The hard truth about testing with databases

When your tests depend on a database, you accept (most times unintentionally) that they’ll be slower, harder to maintain, and more fragile than your average unit tests.

For a start, you’ll need an actual database to connect to, up and running and listening to the right port, with the correct permissions and the correct version of the schema.

You also need to make sure the state of the data is as expected before each test. You also need to ensure that tests are not interfering with each other because of data left behind.

Finally, you’ll have to pay the price of the extra I/O for any test that hits your database. You may look at individual tests and decide they are “fast enough”, but those are going to be still an order of magnitude slower than just accessing memory.

Those issues get worse and worse as you keep adding tests.

The truth is: you’re probably using the database for far more tests than you should.

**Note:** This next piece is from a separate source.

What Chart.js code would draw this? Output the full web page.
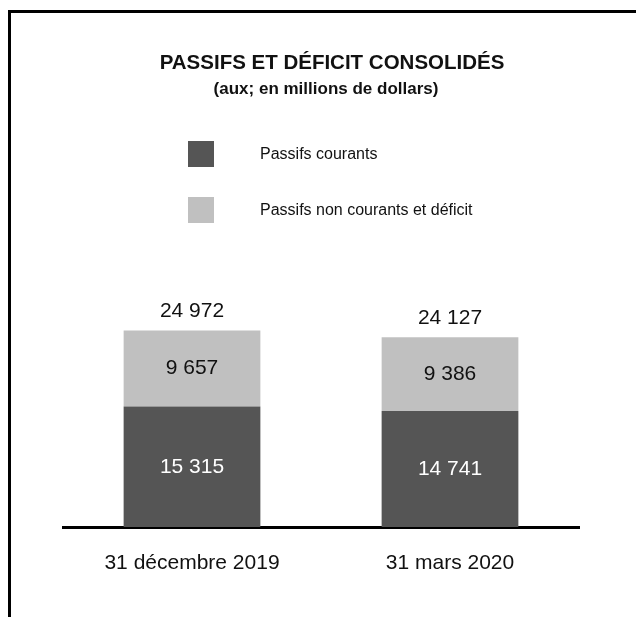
<!DOCTYPE html>
<html>
<head>
<meta charset="utf-8">
<title>Passifs et déficit consolidés</title>
<script src="https://cdn.jsdelivr.net/npm/chart.js@4/dist/chart.umd.min.js"></script>
<style>
    html, body { margin: 0; padding: 0; background: #ffffff; }
    #chartBox { width: 636px; height: 617px; }
</style>
</head>
<body>
<div id="chartBox"><canvas id="bilanChart"></canvas></div>
<script>
// data (millions de dollars)
var categories = ['31 décembre 2019', '31 mars 2020'];
var passifsCourants = [15315, 14741];
var passifsNonCourants = [9657, 9386];
var seriesLabels = ['Passifs courants', 'Passifs non courants et déficit'];

var titleText = 'PASSIFS ET DÉFICIT CONSOLIDÉS';
var subtitleText = '(aux; en millions de dollars)';

var darkGrey = '#555555';
var lightGrey = '#c0c0c0';
var fontName = '"Liberation Sans", Arial, sans-serif';

function FormatNombre(n) {
    // french thousands separator, plain space
    return String(n).replace(/\B(?=(\d{3})+(?!\d))/g, ' ');
}

// frame, titles, legend and value labels
var decorPlugin = {
    id: 'decor',
    beforeDraw: function (chart) {
        var ctx = chart.ctx;
        ctx.save();
        ctx.fillStyle = '#ffffff';
        ctx.fillRect(0, 0, chart.width, chart.height);

        // cropped frame: only top and left edges show
        ctx.strokeStyle = '#000000';
        ctx.lineWidth = 3;
        ctx.beginPath();
        ctx.moveTo(9.5, chart.height);
        ctx.lineTo(9.5, 11.5);
        ctx.lineTo(chart.width, 11.5);
        ctx.stroke();

        ctx.fillStyle = '#111111';
        ctx.textAlign = 'center';
        ctx.textBaseline = 'middle';
        ctx.font = 'bold 20.5px ' + fontName;
        ctx.fillText(titleText, 332, 63);
        ctx.font = 'bold 17px ' + fontName;
        ctx.fillText(subtitleText, 326, 89);

        // legend
        var sets = chart.data.datasets;
        ctx.textAlign = 'left';
        ctx.font = '16px ' + fontName;
        for (var i = 0; i < sets.length; i++) {
            var top = 141 + i * 56;
            ctx.fillStyle = sets[i].backgroundColor;
            ctx.fillRect(188, top, 26, 26);
            ctx.fillStyle = '#111111';
            ctx.fillText(sets[i].label, 260, top + 14);
        }
        ctx.restore();
    },
    afterDatasetsDraw: function (chart) {
        var ctx = chart.ctx;
        ctx.save();
        ctx.textAlign = 'center';
        ctx.textBaseline = 'middle';
        ctx.font = '21px ' + fontName;

        chart.data.datasets.forEach(function (ds, di) {
            var meta = chart.getDatasetMeta(di);
            meta.data.forEach(function (bar, i) {
                var mid = (bar.y + bar.base) / 2;
                ctx.fillStyle = di === 0 ? '#ffffff' : '#111111';
                ctx.fillText(FormatNombre(ds.data[i]), bar.x, mid);
            });
        });

        // totals above each stack
        var topMeta = chart.getDatasetMeta(chart.data.datasets.length - 1);
        topMeta.data.forEach(function (bar, i) {
            var total = passifsCourants[i] + passifsNonCourants[i];
            ctx.fillStyle = '#111111';
            ctx.fillText(FormatNombre(total), bar.x, bar.y - 19);
        });
        ctx.restore();
    }
};

var chartInstance = new Chart(document.getElementById('bilanChart').getContext('2d'), {
    type: 'bar',
    data: {
        labels: categories,
        datasets: [
            {
                label: seriesLabels[0],
                data: passifsCourants,
                backgroundColor: darkGrey,
                borderWidth: 0
            },
            {
                label: seriesLabels[1],
                data: passifsNonCourants,
                backgroundColor: lightGrey,
                borderWidth: 0
            }
        ]
    },
    options: {
        responsive: true,
        maintainAspectRatio: false,
        animation: false,
        layout: {
            padding: { top: 291, left: 63, right: 57, bottom: 25 }
        },
        datasets: {
            bar: {
                categoryPercentage: 1,
                barPercentage: 0.53
            }
        },
        plugins: {
            legend: { display: false },
            title: { display: false },
            tooltip: { enabled: false }
        },
        scales: {
            x: {
                stacked: true,
                grid: { display: false },
                border: { display: true, color: '#000000', width: 3 },
                ticks: {
                    color: '#111111',
                    padding: 16,
                    font: { family: fontName, size: 21 }
                },
                afterFit: function (scale) {
                    scale.height = 65;
                }
            },
            y: {
                stacked: true,
                display: false,
                min: 0,
                max: 30000
            }
        }
    },
    plugins: [decorPlugin]
});
</script>
</body>
</html>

Treat tests that hit a database like tests against an actual 3rd party system. They should care about the contract between your application and the database itself. They verify that the interactions (reading/writing your data) are correct, and nothing more.

All other tests that rely on the database should be using an in-memory replacement.

If you’re using an ORM framework that may be as simple as swapping the real database with an in-memory equivalent.

In other cases, it means introducing clear interfaces between database access and the rest of the application and using fake versions for testing.

Next time you see a test that uses a database, ask yourself:

Does this test relies on a particular piece of database technology, or it merely needs the ability to read/write to some storage?